═════ SUPPLIED MATERIAL ═════

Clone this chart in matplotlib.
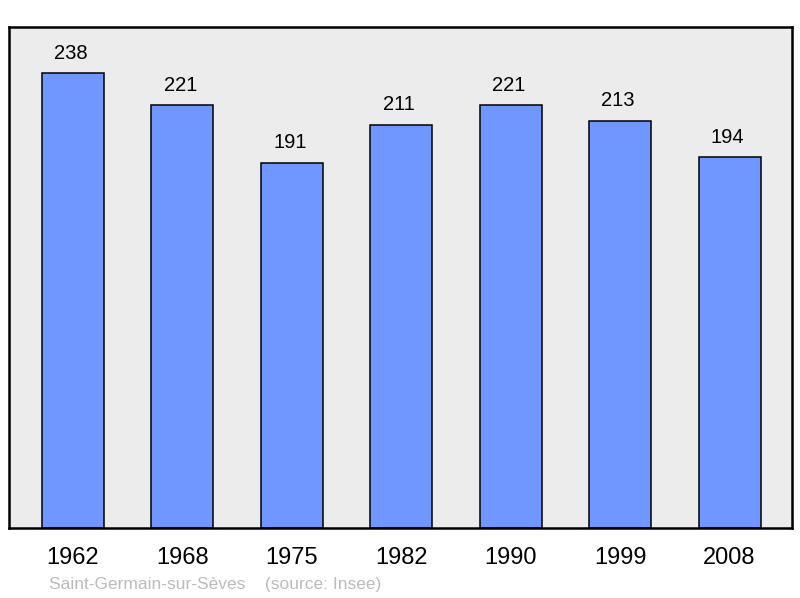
import matplotlib
matplotlib.use("Agg")
import matplotlib.pyplot as plt

years = ["1962", "1968", "1975", "1982", "1990", "1999", "2008"]
population = [238, 221, 191, 211, 221, 213, 194]

plt.rcParams["font.family"] = ["Liberation Sans", "DejaVu Sans"]

fig = plt.figure(figsize=(8, 5.98), dpi=100)
ax = fig.add_axes([9 / 800, 70 / 598, 783 / 800, 501 / 598])
ax.set_facecolor("#ececec")

pos = list(range(len(years)))
ax.bar(pos, population, width=0.567, color="#7097ff", edgecolor="black", linewidth=1.1, zorder=2)

for x, v in zip(pos, population):
    ax.annotate(str(v), (x, v), xytext=(-1.5, 14.3), textcoords="offset points",
                ha="center", va="center", fontsize=14.5)

ax.set_xlim(-0.585, 6.57)
ax.set_ylim(0, 262)
ax.set_yticks([])
ax.set_xticks(pos)
ax.set_xticklabels(years, fontsize=17)
ax.tick_params(axis="x", length=0, pad=13.5)
for s in ax.spines.values():
    s.set_linewidth(1.8)

fig.text(49 / 800, 1 - 585 / 598, "Saint-Germain-sur-Sèves    (source: Insee)",
         color="#bbbbbb", fontsize=12.5, va="center", ha="left")

fig.savefig("out.png", dpi=100)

═════

YOUR GOAL:
Retype the listing exactly. Pictures do not belong in the copy.

RESULT OF THE TASK:
Clone this chart in matplotlib.
import matplotlib
matplotlib.use("Agg")
import matplotlib.pyplot as plt

years = ["1962", "1968", "1975", "1982", "1990", "1999", "2008"]
population = [238, 221, 191, 211, 221, 213, 194]

plt.rcParams["font.family"] = ["Liberation Sans", "DejaVu Sans"]

fig = plt.figure(figsize=(8, 5.98), dpi=100)
ax = fig.add_axes([9 / 800, 70 / 598, 783 / 800, 501 / 598])
ax.set_facecolor("#ececec")

pos = list(range(len(years)))
ax.bar(pos, population, width=0.567, color="#7097ff", edgecolor="black", linewidth=1.1, zorder=2)

for x, v in zip(pos, population):
    ax.annotate(str(v), (x, v), xytext=(-1.5, 14.3), textcoords="offset points",
                ha="center", va="center", fontsize=14.5)

ax.set_xlim(-0.585, 6.57)
ax.set_ylim(0, 262)
ax.set_yticks([])
ax.set_xticks(pos)
ax.set_xticklabels(years, fontsize=17)
ax.tick_params(axis="x", length=0, pad=13.5)
for s in ax.spines.values():
    s.set_linewidth(1.8)

fig.text(49 / 800, 1 - 585 / 598, "Saint-Germain-sur-Sèves    (source: Insee)",
         color="#bbbbbb", fontsize=12.5, va="center", ha="left")

fig.savefig("out.png", dpi=100)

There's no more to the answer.